▶ SHORT EXERCISE
Present each line of the entries below that holds the word "this".
------ EXERCISE MATERIALS
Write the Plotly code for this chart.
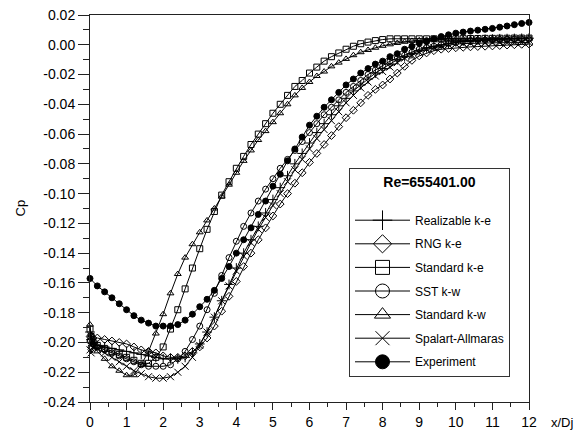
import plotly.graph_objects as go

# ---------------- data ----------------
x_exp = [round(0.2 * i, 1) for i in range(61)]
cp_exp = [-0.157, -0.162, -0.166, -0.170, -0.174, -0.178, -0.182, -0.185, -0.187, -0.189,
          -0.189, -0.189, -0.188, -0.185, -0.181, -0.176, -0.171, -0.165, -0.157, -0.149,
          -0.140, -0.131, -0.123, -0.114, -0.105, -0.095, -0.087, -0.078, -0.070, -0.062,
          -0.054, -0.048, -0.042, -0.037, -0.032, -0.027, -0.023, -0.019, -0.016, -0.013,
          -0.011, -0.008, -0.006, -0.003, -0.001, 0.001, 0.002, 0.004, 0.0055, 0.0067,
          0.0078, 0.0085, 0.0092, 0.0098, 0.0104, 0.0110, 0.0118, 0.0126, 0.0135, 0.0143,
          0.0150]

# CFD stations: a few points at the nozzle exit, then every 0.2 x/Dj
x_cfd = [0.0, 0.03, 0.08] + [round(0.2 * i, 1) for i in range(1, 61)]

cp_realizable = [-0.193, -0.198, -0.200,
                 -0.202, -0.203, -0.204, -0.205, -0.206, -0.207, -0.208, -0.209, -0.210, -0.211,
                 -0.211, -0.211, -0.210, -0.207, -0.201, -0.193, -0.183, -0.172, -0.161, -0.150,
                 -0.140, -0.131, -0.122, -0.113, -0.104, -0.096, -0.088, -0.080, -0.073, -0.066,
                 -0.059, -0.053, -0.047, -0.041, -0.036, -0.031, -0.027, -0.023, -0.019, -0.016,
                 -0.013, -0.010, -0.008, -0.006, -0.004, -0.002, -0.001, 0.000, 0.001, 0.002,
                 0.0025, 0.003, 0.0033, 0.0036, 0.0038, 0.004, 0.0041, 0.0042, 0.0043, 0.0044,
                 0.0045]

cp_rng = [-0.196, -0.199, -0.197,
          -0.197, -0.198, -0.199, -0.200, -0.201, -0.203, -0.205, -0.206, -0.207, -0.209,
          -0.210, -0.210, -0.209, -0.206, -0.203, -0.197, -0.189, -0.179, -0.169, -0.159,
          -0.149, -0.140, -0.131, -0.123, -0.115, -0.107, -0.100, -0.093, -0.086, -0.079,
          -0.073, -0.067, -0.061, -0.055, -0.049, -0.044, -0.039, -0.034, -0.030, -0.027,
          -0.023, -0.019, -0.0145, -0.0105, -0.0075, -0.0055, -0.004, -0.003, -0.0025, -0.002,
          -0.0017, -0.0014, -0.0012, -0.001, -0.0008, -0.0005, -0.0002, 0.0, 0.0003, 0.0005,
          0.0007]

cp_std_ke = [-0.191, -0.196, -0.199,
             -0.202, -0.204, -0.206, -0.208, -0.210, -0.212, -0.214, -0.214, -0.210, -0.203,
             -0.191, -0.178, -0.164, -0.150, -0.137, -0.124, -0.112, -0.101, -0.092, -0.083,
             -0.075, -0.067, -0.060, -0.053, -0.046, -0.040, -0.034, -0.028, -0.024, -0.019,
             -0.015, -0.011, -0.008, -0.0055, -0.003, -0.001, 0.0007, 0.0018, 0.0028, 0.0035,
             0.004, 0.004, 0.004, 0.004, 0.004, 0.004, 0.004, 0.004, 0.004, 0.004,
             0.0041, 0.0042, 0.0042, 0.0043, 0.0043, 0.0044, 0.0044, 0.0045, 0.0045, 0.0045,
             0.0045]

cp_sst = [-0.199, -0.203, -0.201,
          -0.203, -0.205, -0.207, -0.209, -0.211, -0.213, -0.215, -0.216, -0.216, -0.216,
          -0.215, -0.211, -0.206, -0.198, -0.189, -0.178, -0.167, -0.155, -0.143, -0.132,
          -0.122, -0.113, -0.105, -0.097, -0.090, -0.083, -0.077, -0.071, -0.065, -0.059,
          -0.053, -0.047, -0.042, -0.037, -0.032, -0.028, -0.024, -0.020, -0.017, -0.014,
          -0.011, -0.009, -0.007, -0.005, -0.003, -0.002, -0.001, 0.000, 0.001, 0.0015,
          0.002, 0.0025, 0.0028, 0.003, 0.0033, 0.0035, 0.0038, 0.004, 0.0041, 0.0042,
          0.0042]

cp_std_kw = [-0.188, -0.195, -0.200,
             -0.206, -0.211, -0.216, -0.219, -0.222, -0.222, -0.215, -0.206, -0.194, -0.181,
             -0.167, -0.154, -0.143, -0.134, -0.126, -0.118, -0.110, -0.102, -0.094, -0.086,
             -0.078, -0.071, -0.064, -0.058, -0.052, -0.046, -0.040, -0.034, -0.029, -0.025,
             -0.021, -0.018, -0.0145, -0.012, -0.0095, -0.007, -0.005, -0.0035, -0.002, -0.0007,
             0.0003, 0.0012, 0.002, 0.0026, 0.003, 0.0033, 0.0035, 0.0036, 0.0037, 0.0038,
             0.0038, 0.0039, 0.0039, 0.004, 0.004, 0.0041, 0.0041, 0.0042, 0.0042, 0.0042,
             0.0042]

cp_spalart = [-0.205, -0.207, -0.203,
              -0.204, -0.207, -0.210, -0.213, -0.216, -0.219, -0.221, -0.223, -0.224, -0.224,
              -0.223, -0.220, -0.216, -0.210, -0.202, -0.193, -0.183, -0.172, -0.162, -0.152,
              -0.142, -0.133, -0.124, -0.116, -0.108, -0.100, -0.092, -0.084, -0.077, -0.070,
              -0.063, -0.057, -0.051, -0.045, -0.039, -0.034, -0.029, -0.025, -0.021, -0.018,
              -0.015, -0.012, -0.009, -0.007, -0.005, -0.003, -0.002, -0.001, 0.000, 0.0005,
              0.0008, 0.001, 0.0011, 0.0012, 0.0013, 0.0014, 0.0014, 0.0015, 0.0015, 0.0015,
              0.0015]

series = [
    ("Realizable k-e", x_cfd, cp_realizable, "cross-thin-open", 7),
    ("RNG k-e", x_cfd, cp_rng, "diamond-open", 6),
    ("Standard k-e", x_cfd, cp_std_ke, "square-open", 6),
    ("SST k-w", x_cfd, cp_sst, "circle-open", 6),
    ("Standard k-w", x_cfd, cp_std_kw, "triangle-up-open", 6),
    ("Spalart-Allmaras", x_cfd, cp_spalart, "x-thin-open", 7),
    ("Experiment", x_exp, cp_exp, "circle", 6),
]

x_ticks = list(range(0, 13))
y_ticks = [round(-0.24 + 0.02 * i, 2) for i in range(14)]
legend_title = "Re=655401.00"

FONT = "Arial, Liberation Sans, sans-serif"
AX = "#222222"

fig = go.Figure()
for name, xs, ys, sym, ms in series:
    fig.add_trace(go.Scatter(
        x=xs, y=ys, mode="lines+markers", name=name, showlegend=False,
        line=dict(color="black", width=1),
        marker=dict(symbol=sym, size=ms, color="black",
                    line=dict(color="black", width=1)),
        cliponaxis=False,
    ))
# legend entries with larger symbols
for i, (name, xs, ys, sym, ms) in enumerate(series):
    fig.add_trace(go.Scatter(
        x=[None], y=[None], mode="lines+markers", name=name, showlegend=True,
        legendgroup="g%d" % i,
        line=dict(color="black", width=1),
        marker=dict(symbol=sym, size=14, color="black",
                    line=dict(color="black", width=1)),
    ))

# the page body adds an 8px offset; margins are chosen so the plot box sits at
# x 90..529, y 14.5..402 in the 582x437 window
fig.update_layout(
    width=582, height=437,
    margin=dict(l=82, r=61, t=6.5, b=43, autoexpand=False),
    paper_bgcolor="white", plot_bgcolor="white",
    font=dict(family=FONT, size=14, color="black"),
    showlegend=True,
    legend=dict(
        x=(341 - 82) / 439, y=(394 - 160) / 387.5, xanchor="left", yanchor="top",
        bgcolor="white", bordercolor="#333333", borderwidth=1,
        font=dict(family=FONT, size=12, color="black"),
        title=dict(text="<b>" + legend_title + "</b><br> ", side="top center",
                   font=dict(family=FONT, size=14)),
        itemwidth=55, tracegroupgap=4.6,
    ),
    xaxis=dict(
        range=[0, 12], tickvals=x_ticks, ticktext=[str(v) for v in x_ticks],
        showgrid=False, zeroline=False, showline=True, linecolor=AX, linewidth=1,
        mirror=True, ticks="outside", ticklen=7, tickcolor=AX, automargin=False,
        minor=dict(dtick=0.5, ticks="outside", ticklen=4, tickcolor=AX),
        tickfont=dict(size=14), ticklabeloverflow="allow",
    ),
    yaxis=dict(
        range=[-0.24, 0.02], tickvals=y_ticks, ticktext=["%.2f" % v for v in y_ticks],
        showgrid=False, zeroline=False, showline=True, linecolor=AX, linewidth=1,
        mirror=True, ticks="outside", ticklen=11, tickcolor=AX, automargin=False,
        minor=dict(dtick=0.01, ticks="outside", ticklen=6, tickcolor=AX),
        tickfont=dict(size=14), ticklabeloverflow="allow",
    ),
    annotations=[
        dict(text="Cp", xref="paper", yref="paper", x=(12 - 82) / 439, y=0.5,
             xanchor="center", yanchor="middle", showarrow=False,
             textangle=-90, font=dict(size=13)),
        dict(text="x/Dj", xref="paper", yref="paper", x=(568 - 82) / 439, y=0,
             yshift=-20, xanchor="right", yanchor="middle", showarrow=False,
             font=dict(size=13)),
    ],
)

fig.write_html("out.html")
------------
------ EXERCISE MATERIALS
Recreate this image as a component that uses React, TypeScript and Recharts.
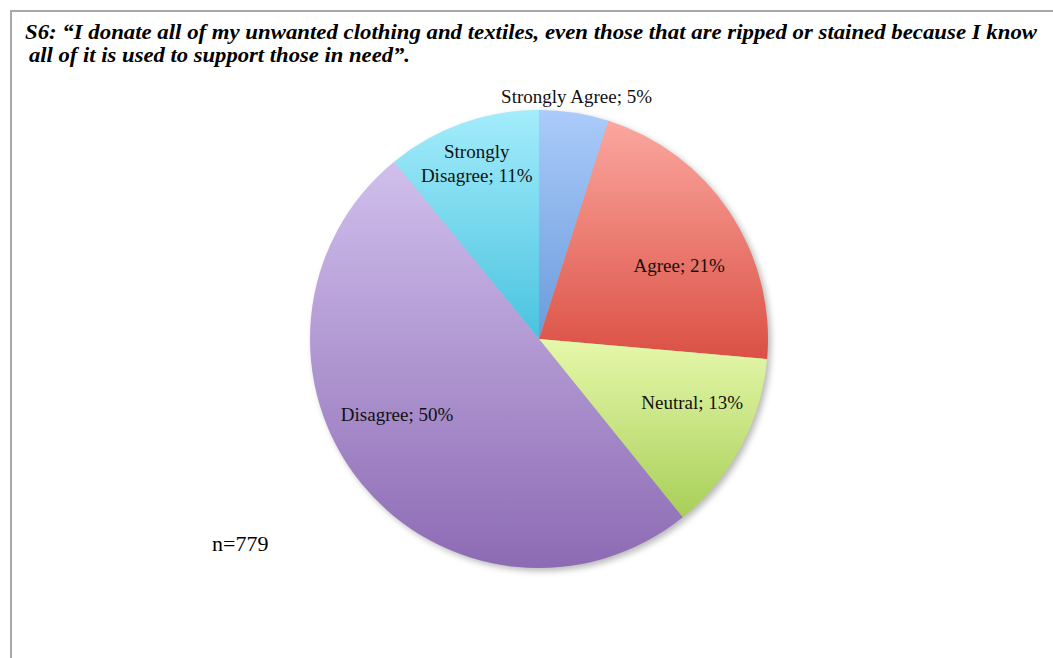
------------
▶ TASK SOLUTION
Write the Plotly code for this chart.
Recreate this image as a component that uses React, TypeScript and Recharts.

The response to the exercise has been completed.